En nuestro caso, el origen de esta situación fue el estallido de una burbuja inmobiliaria que venía inflándose desde finales del siglo XX y que entre 1997 y 2007 provocó que el precio real de las viviendas se duplicara al tiempo que se invertía continuamente en la construcción de nuevas viviendas. El abaratamiento de los créditos entre 2002 y 2006 (con tipos de interés por debajo del IPC) condujo a muchas familias al endeudamiento a través de créditos hipotecarios, y la financiación vino especialmente de la mano de las cajas de ahorro (instituciones que en su origen tenían fines sociales y podían operar solo en su provincia, pero que a partir de los años noventa se expandieron por todo el país alcanzando las 22.000 sucursales) y de la entrada de capital extranjero gracias a la adopción del euro en 1999. Con este panorama de expansión sin control, la burbuja terminó explotando (en 2008 para ser exactos) con fatídicos resultados: la construcción se paralizó, el desempleo subió, las cajas de ahorro se encontraron con una gran cantidad de activos tóxicos (en forma de hipotecas y créditos a las constructoras), los inversores extranjeros comenzaron a retirar sus fondos del sistema financiero español y la economía entró en recesión, produciendo un enorme socavón en las cuentas del Estado, que pasaron de un superávit del 1,9% del PIB en 2007 a un déficit del 11,1% en 2009.

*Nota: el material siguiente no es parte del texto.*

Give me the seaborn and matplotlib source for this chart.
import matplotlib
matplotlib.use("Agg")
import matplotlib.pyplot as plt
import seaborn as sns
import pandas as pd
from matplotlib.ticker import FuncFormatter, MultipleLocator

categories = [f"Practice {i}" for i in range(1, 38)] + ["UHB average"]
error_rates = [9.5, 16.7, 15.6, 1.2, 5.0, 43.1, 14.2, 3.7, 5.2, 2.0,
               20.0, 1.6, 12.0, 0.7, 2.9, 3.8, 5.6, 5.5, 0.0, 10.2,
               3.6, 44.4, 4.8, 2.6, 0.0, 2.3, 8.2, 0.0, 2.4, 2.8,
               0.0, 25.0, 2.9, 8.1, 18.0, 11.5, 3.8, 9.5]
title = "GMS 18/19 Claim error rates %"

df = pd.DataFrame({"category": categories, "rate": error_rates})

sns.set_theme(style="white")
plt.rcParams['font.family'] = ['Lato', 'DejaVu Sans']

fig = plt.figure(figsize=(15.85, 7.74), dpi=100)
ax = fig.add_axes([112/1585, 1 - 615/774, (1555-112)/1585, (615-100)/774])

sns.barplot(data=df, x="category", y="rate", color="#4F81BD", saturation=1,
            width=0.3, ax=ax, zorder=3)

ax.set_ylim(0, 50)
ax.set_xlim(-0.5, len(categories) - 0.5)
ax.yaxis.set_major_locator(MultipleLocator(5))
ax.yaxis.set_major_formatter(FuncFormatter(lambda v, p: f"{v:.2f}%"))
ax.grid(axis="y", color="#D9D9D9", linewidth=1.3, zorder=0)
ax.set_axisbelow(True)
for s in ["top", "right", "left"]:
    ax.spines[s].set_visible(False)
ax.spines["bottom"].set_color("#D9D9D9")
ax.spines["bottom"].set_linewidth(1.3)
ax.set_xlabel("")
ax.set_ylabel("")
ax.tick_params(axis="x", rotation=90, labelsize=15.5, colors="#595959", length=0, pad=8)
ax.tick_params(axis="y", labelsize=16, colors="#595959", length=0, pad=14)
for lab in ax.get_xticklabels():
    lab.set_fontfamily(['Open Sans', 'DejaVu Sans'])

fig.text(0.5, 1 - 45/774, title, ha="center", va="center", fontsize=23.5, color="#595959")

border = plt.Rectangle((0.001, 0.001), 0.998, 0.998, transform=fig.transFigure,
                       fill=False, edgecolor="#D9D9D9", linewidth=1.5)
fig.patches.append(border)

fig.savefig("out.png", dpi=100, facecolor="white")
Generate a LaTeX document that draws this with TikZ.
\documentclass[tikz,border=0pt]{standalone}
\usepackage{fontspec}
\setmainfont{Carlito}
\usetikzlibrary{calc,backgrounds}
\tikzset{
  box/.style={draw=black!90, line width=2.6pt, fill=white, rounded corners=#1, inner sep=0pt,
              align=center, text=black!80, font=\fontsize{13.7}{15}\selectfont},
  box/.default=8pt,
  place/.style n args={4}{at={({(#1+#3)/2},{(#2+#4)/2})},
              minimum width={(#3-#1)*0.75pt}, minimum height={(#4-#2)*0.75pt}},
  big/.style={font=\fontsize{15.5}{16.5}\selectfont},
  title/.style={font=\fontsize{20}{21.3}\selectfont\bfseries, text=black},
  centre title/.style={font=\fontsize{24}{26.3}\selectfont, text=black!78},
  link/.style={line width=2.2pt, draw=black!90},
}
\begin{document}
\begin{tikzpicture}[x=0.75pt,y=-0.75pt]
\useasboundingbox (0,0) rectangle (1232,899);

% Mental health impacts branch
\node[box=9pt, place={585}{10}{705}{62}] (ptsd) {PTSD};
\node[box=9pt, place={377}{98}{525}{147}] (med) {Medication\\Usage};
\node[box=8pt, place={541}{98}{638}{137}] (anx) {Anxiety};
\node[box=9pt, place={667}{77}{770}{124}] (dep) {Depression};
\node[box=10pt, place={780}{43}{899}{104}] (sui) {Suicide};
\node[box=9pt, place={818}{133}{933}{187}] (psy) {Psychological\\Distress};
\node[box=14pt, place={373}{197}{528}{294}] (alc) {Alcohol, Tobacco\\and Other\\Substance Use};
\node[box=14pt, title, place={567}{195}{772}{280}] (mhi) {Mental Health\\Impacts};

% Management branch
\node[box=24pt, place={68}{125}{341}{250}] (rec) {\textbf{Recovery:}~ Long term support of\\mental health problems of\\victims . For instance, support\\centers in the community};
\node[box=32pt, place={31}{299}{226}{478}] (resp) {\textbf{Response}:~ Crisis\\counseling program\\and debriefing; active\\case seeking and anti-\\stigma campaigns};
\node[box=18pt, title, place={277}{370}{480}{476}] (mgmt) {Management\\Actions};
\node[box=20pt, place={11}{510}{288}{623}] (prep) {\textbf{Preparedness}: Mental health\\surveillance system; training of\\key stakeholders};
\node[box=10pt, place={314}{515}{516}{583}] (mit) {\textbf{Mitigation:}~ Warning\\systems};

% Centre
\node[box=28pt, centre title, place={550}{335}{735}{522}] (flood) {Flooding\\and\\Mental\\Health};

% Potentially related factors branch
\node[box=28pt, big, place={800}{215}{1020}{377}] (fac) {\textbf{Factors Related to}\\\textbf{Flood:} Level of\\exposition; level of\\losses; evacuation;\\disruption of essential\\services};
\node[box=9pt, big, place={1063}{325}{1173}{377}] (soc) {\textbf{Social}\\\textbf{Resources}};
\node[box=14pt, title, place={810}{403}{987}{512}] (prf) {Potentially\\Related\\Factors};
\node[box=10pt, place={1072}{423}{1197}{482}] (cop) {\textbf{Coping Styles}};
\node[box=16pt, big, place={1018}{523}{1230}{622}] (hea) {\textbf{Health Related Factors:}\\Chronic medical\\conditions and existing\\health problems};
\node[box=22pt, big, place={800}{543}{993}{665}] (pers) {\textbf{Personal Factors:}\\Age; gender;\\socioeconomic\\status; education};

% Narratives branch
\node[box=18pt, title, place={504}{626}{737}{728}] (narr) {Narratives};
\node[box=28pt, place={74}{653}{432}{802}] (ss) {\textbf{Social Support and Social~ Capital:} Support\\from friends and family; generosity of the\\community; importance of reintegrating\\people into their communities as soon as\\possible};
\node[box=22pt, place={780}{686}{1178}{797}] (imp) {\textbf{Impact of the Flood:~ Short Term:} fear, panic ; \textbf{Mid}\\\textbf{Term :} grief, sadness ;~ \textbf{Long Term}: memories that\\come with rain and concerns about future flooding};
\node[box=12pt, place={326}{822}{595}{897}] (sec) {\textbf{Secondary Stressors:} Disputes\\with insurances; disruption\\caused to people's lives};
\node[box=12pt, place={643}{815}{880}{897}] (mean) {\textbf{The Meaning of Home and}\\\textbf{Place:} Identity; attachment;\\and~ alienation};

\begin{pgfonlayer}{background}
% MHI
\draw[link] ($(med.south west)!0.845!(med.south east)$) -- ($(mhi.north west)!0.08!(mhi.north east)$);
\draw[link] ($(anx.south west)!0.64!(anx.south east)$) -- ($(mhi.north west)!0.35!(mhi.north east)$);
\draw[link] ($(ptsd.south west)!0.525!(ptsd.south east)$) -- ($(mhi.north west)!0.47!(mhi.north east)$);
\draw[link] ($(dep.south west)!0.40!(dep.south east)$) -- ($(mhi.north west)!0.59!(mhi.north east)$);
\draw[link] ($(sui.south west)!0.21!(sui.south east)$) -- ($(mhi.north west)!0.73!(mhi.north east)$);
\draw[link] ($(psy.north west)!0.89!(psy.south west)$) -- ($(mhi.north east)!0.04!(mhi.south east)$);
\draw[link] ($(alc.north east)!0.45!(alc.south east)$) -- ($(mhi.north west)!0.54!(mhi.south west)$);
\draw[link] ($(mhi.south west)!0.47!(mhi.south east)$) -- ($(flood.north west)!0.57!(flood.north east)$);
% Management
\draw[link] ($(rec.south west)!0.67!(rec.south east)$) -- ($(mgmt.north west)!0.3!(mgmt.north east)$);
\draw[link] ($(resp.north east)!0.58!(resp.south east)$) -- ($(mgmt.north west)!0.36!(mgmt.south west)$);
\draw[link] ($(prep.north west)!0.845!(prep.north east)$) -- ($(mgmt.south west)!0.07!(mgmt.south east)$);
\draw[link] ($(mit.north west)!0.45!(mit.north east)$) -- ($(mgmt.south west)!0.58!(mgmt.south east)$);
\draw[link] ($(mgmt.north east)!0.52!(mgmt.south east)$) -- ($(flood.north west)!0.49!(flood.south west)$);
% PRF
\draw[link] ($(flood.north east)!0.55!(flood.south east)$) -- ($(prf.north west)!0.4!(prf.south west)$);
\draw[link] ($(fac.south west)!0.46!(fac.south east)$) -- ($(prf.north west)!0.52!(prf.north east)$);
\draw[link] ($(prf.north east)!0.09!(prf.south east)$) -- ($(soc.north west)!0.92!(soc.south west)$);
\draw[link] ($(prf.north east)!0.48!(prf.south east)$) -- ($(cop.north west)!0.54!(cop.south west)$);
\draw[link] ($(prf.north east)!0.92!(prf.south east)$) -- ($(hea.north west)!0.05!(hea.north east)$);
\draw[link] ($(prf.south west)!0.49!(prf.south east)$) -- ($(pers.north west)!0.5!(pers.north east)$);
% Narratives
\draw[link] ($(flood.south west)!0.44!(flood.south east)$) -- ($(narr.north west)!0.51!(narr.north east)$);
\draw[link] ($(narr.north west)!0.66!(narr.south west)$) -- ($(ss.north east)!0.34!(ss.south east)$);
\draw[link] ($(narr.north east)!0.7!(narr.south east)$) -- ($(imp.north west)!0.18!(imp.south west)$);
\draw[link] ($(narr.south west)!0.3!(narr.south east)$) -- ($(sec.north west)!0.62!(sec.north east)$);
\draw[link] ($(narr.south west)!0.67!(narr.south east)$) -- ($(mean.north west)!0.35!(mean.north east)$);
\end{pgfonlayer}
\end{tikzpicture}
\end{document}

A partir de entonces España se encontró con el doble desafío de sanear el sector financiero (sobre todo las cajas de ahorro, sin las cuales no podía recuperarse el crédito) y reducir el déficit público, y por ello en 2012 se estableció un masivo crédito europeo destinado a la reestructuración de la banca española; a cambio, la Unión Europea exigió a España una rápida reducción del déficit por debajo del 3% del PIB (tal y como marca el Tratado de Maastricht) lo que llevó a considerables e impopulares recortes.